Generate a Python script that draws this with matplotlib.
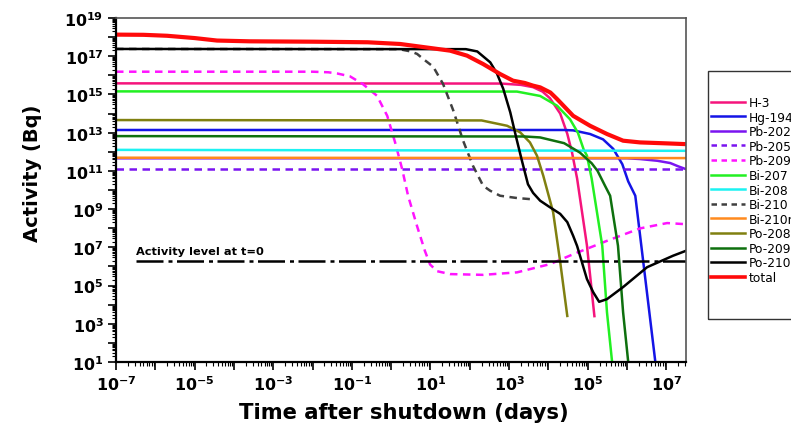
import numpy as np
import matplotlib
matplotlib.use('Agg')
import matplotlib.pyplot as plt
from matplotlib.patches import Rectangle
from matplotlib.lines import Line2D
from matplotlib.ticker import LogLocator, NullFormatter

plt.rcParams['font.family'] = ['DejaVu Sans']
plt.rcParams['mathtext.fontset'] = 'custom'
plt.rcParams['mathtext.rm'] = 'DejaVu Sans:bold'
plt.rcParams['mathtext.it'] = 'DejaVu Sans:bold'
plt.rcParams['mathtext.bf'] = 'DejaVu Sans:bold'

# ---------------- data (log10 of time in days, log10 of activity in Bq) ----------------
h3_logt = [-7, 2.8, 3.3, 3.61, 3.85, 4.04, 4.3, 4.48, 4.6, 4.73, 4.98, 5.17]
h3_logA = [15.58, 15.57, 15.5, 15.38, 15.15, 14.8, 14.0, 12.94, 11.97, 10.6, 7.1, 3.4]

hg194_logt = [-7, 4.4, 4.63, 5.06, 5.39, 5.65, 5.88, 6.03, 6.21, 6.72]
hg194_logA = [13.14, 13.14, 13.12, 12.93, 12.65, 12.15, 11.35, 10.45, 9.7, 1.0]

pb202_logt = [-7, 6.0, 6.33, 6.77, 7.10, 7.30, 7.5]
pb202_logA = [11.66, 11.66, 11.62, 11.53, 11.41, 11.24, 11.09]

pb205_logt = [-7, 7.5]
pb205_logA = [11.09, 11.09]

pb209_logt = [-7, -2.0, -1.6, -1.38, -1.05, -0.72, -0.36, -0.10, 0.10, 0.28, 0.43, 0.66, 0.86,
              0.99, 1.17, 1.5, 2.34, 3.2, 4.04, 4.63, 5.49, 6.33, 7.02, 7.5]
pb209_logA = [16.19, 16.19, 16.16, 16.1, 15.95, 15.54, 14.93, 13.88, 12.49, 11.09, 9.70, 8.1, 6.8,
              6.1, 5.75, 5.6, 5.56, 5.69, 6.12, 6.64, 7.34, 7.99, 8.27, 8.21]

bi207_logt = [-7, 3.2, 3.79, 4.22, 4.55, 4.75, 4.90, 4.98, 5.1, 5.37, 5.49, 5.62]
bi207_logA = [15.16, 15.15, 14.92, 14.41, 13.7, 13.0, 12.1, 11.8, 10.6, 7.08, 3.6, 1.0]

bi208_logt = [-7, 7.5]
bi208_logA = [12.1, 12.05]

bi210_logt = [-7, 0.2, 0.5, 0.66, 0.85, 1.07, 1.32, 1.58, 1.83, 2.08, 2.34, 2.52, 2.77, 3.2, 3.55]
bi210_logA = [17.38, 17.37, 17.25, 17.12, 16.8, 16.45, 15.55, 14.16, 12.58, 11.27, 10.22, 9.96, 9.70, 9.58, 9.52]

bi210m_logt = [-7, 7.5]
bi210m_logA = [11.69, 11.67]

po208_logt = [-7, 2.3, 2.95, 3.28, 3.53, 3.71, 3.87, 4.12, 4.30, 4.48]
po208_logA = [13.66, 13.64, 13.36, 13.02, 12.49, 11.79, 10.74, 8.84, 6.23, 3.41]

po209_logt = [-7, 3.4, 3.79, 4.4, 4.8, 5.1, 5.25, 5.44, 5.57, 5.77, 5.90, 6.03]
po209_logA = [12.82, 12.8, 12.75, 12.45, 11.96, 11.4, 11.0, 10.22, 9.7, 7.08, 3.6, 1.0]

po210_logt = [-7, 1.9, 2.19, 2.52, 2.69, 2.85, 3.03, 3.18, 3.33, 3.48, 3.61, 3.79, 4.0, 4.15,
              4.3, 4.48, 4.63, 4.73, 4.88, 4.98, 5.14, 5.29, 5.49, 5.9, 6.51, 7.17, 7.5]
po210_logA = [17.38, 17.37, 17.25, 16.68, 16.1, 15.3, 14.06, 12.75, 11.5, 10.3, 9.85, 9.44, 9.15, 8.95,
              8.75, 8.32, 7.6, 7.07, 6.03, 5.34, 4.65, 4.15, 4.29, 4.92, 5.96, 6.56, 6.82]

total_logt = [-7, -6.3, -5.7, -5.0, -4.43, -3.6, -2.0, -0.6, 0.23, 1.07, 1.5, 1.93, 2.34, 2.77, 3.1,
              3.4, 3.61, 3.79, 4.05, 4.22, 4.63, 5.06, 5.49, 5.9, 6.33, 7.0, 7.5]
total_logA = [18.13, 18.12, 18.07, 17.95, 17.82, 17.78, 17.76, 17.73, 17.64, 17.41, 17.29, 17.03, 16.59,
              16.07, 15.72, 15.6, 15.46, 15.37, 15.1, 14.76, 13.88, 13.36, 12.93, 12.58, 12.49, 12.44, 12.4]

activity_t0 = 2.0e6
activity_t0_label = 'Activity level at t=0'

labels = ['H-3', 'Hg-194', 'Pb-202', 'Pb-205', 'Pb-209', 'Bi-207', 'Bi-208', 'Bi-210',
          'Bi-210m', 'Po-208', 'Po-209', 'Po-210', 'total']
series_t = [h3_logt, hg194_logt, pb202_logt, pb205_logt, pb209_logt, bi207_logt, bi208_logt,
            bi210_logt, bi210m_logt, po208_logt, po209_logt, po210_logt, total_logt]
series_a = [h3_logA, hg194_logA, pb202_logA, pb205_logA, pb209_logA, bi207_logA, bi208_logA,
            bi210_logA, bi210m_logA, po208_logA, po209_logA, po210_logA, total_logA]

x_label_exps = [-7, -5, -3, -1, 1, 3, 5, 7]
y_label_exps = [1, 3, 5, 7, 9, 11, 13, 15, 17, 19]

# ---------------- styles ----------------
colors = ['#F5147C', '#1414E6', '#7A14F0', '#7A14F0', '#FF14FF', '#22F022', '#1CF2F2', '#404040',
          '#FF8A1E', '#808010', '#0E700E', '#000000', '#FF0A0A']
dashed = [False, False, False, True, True, False, False, True, False, False, False, False, False]
widths = [1.8] * 12 + [3.0]

fig = plt.figure(figsize=(7.91, 4.27), dpi=100)
ax = fig.add_axes([116 / 791, 1 - 363 / 427, 570 / 791, 344 / 427])

for lt, la, c, d, w in zip(series_t, series_a, colors, dashed, widths):
    t = 10.0 ** np.asarray(lt)
    a = 10.0 ** np.asarray(la)
    if d:
        ax.plot(t, a, color=c, lw=w, dashes=(3.0, 2.2), solid_capstyle='butt')
    else:
        ax.plot(t, a, color=c, lw=w, solid_joinstyle='round')

xmin, xmax = 1e-7, 10 ** 7.5
ax.plot([10 ** -6.5, xmax], [activity_t0, activity_t0], color='black', lw=1.8,
        dashes=(10.8, 2.0, 1.6, 1.8))
ax.text(10 ** -6.5, activity_t0 * 10 ** 0.53, activity_t0_label, fontsize=8.2,
        fontweight='bold', ha='left', va='center')

ax.set_xscale('log')
ax.set_yscale('log')
ax.set_xlim(xmin, xmax)
ax.set_ylim(1e1, 1e19)

xt = [10.0 ** k for k in range(-7, 8)]
ax.set_xticks(xt)
ax.set_xticklabels([r'$\mathbf{10^{%d}}$' % k if k in x_label_exps else '' for k in range(-7, 8)])
yt = [10.0 ** k for k in range(1, 20)]
ax.set_yticks(yt)
ax.set_yticklabels([r'$\mathbf{10^{%d}}$' % k if k in y_label_exps else '' for k in range(1, 20)])
ax.xaxis.set_minor_locator(LogLocator(base=10, subs=np.arange(2, 10), numticks=200))
ax.yaxis.set_minor_locator(LogLocator(base=10, subs=np.arange(2, 10), numticks=200))
ax.xaxis.set_minor_formatter(NullFormatter())
ax.yaxis.set_minor_formatter(NullFormatter())
ax.tick_params(which='major', direction='out', length=6, width=1.2, labelsize=11.4, pad=3)
ax.tick_params(which='minor', direction='out', length=3, width=0.8)
ax.tick_params(top=False, right=False, which='both')

for s in ['left', 'bottom']:
    ax.spines[s].set_linewidth(1.6)
    ax.spines[s].set_color('black')
for s in ['top', 'right']:
    ax.spines[s].set_linewidth(1.2)
    ax.spines[s].set_color('#555555')

fig.text(404 / 791, 1 - 413 / 427, 'Time after shutdown (days)', fontsize=15.2,
         fontweight='bold', ha='center', va='center')
fig.text(32 / 791, 1 - 173 / 427, 'Activity (Bq)', fontsize=14, fontweight='bold',
         ha='center', va='center', rotation=90)

# legend box (extends past the figure edge like the reference)
fig.add_artist(Rectangle((708 / 791, 1 - 320 / 427), 0.2, 248 / 427, transform=fig.transFigure,
                         fill=False, edgecolor='#333333', lw=1.0))
leg_handles = [Line2D([0], [0], color=c, lw=w if w < 3 else 2.6,
                      dashes=(2.2, 1.8) if d else (None, None)) for c, d, w in zip(colors, dashed, widths)]
fig.legend(leg_handles, labels, loc='upper left', bbox_to_anchor=(711 / 791, 1 - 97 / 427),
           frameon=False, fontsize=8.8, handlelength=2.8, handletextpad=0.3,
           labelspacing=0.13, borderpad=0, borderaxespad=0)

fig.savefig('out.png', dpi=100)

● ● ● ●

Every line in the data above that contains "matplotlib" needs to be copied.

Generate a Python script that draws this with matplotlib.
import matplotlib
matplotlib.use('Agg')
import matplotlib.pyplot as plt
from matplotlib.patches import Rectangle
from matplotlib.lines import Line2D
from matplotlib.ticker import LogLocator, NullFormatter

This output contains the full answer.